To do:
Everything from the first line of the data through the line with "plt.rcParams['font.family'] = ['Liberation" is to be echoed exactly, minus the pictures.
--------------------------------
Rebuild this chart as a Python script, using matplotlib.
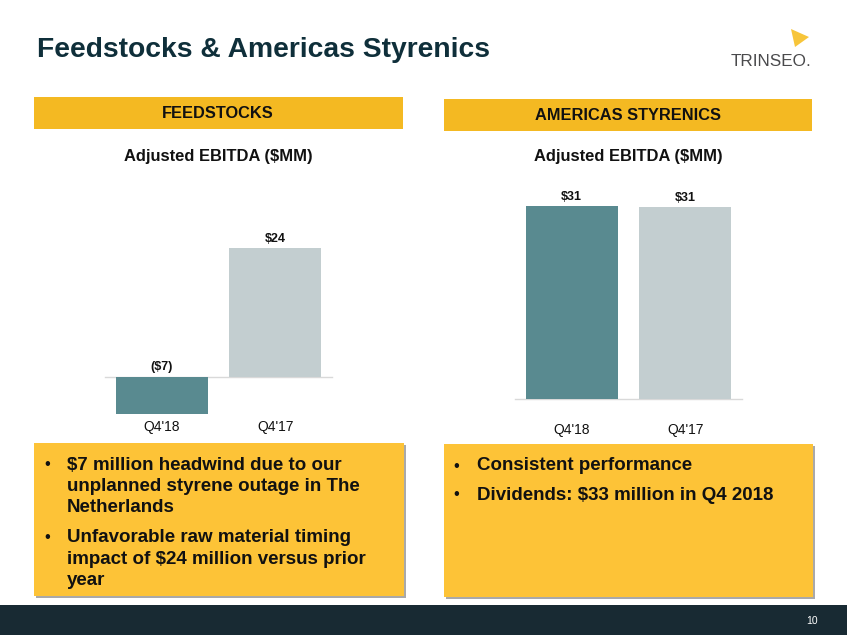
import matplotlib.pyplot as plt
from matplotlib.patches import Rectangle, Polygon

# data
categories = ["Q4'18", "Q4'17"]
feedstocks_ebitda = [-7, 24]
styrenics_ebitda = [31.1, 30.9]
bar_colors = ["#598A90", "#C3CED0"]

left_bullets = [
    ["$7 million headwind due to our", "unplanned styrene outage in The", "Netherlands"],
    ["Unfavorable raw material timing", "impact of $24 million versus prior", "year"],
]
right_bullets = [
    ["Consistent performance"],
    ["Dividends: $33 million in Q4 2018"],
]

plt.rcParams['font.family'] = ['Liberation Sans', 'DejaVu Sans']

W, H = 847, 635
fig = plt.figure(figsize=(W / 100, H / 100), dpi=100)

# background axes in pixel coordinates
bg = fig.add_axes([0, 0, 1, 1])
bg.set_xlim(0, W)
bg.set_ylim(H, 0)
bg.axis('off')
bg.set_zorder(0)


def px_axes(x0, y0, x1, y1):
    # axes from pixel box (top-left origin)
    return fig.add_axes([x0 / W, 1 - y1 / H, (x1 - x0) / W, (y1 - y0) / H])


# title and logo
bg.text(37, 50, "Feedstocks & Americas Styrenics", fontsize=20.3, fontweight='bold',
        color='#0F2F3A', va='center', ha='left')
bg.text(771, 61, "TRINSEO.", fontsize=12.3, color='#4A4A4C', va='center', ha='center')
bg.add_patch(Polygon([(791, 29), (809, 37), (795, 47)], closed=True,
                     facecolor='#F7C53A', edgecolor='none'))

# section headers
bg.add_patch(Rectangle((34, 97), 369, 32, facecolor='#F4B922', edgecolor='none'))
bg.text(218, 113, "FEEDSTOCKS", fontsize=11.8, fontweight='bold', color='#111111',
        ha='center', va='center')
bg.add_patch(Rectangle((444, 99), 368, 32, facecolor='#F4B922', edgecolor='none'))
bg.text(628, 115, "AMERICAS STYRENICS", fontsize=11.8, fontweight='bold', color='#111111',
        ha='center', va='center')

bg.text(218, 156, "Adjusted EBITDA ($MM)", fontsize=11.9, fontweight='bold', color='#111111',
        ha='center', va='center')
bg.text(628, 156, "Adjusted EBITDA ($MM)", fontsize=11.9, fontweight='bold', color='#111111',
        ha='center', va='center')


def fmt(v):
    return f"(${abs(v):.0f})" if v < 0 else f"${v:.0f}"


def bar_chart(ax, values, label_pad):
    x = list(range(len(categories)))
    ax.bar(x, values, width=0.81, color=bar_colors, zorder=2)
    ax.axhline(0, color='#D9D9D9', lw=1, zorder=1, clip_on=False)
    ax.set_xlim(-0.5, 1.5)
    for xi, v in zip(x, values):
        ax.annotate(fmt(v), (xi, max(v, 0)), xytext=(0, 2.5), textcoords='offset points',
                    ha='center', va='bottom', fontsize=9, fontweight='bold', color='#111111')
    ax.set_xticks(x, categories)
    ax.tick_params(axis='x', length=0, pad=label_pad, labelsize=10, labelcolor='#111111')
    ax.set_yticks([])
    for s in ax.spines.values():
        s.set_visible(False)
    ax.patch.set_alpha(0)


ax1 = px_axes(105, 248, 332, 414)
ax1.set_ylim(min(feedstocks_ebitda), max(feedstocks_ebitda))
bar_chart(ax1, feedstocks_ebitda, 4.5)

ax2 = px_axes(515, 206, 742, 399)
ax2.set_ylim(0, max(styrenics_ebitda))
bar_chart(ax2, styrenics_ebitda, 17)

# text boxes
box_color = '#FDC337'
for bx, by, bw, bh in [(34, 443, 370, 153), (444, 444, 369, 153)]:
    bg.add_patch(Rectangle((bx + 2, by + 2), bw, bh, facecolor='#A9A9A9', edgecolor='none'))
    bg.add_patch(Rectangle((bx, by), bw, bh, facecolor=box_color, edgecolor='none'))


def bullets(items, x_bullet, x_text, y0, line_h, gap):
    y = y0
    for lines in items:
        bg.text(x_bullet, y, "\u2022", fontsize=12, color='#111111', ha='center', va='center')
        for ln in lines:
            bg.text(x_text, y, ln, fontsize=13.5, fontweight='bold', color='#111111',
                    ha='left', va='center')
            y += line_h
        y += gap


bullets(left_bullets, 47, 67, 465, 21.5, 8)
bullets(right_bullets, 456, 477, 466, 21.5, 7.5)

# footer
bg.add_patch(Rectangle((0, 605), W, 30, facecolor='#182A33', edgecolor='none'))
bg.text(818, 621, "10", fontsize=7.5, color='white', ha='right', va='center')

fig.savefig("out.png", dpi=100)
--------------------------------
Solved exercise:
Rebuild this chart as a Python script, using matplotlib.
import matplotlib.pyplot as plt
from matplotlib.patches import Rectangle, Polygon

# data
categories = ["Q4'18", "Q4'17"]
feedstocks_ebitda = [-7, 24]
styrenics_ebitda = [31.1, 30.9]
bar_colors = ["#598A90", "#C3CED0"]

left_bullets = [
    ["$7 million headwind due to our", "unplanned styrene outage in The", "Netherlands"],
    ["Unfavorable raw material timing", "impact of $24 million versus prior", "year"],
]
right_bullets = [
    ["Consistent performance"],
    ["Dividends: $33 million in Q4 2018"],
]

plt.rcParams['font.family'] = ['Liberation Sans', 'DejaVu Sans']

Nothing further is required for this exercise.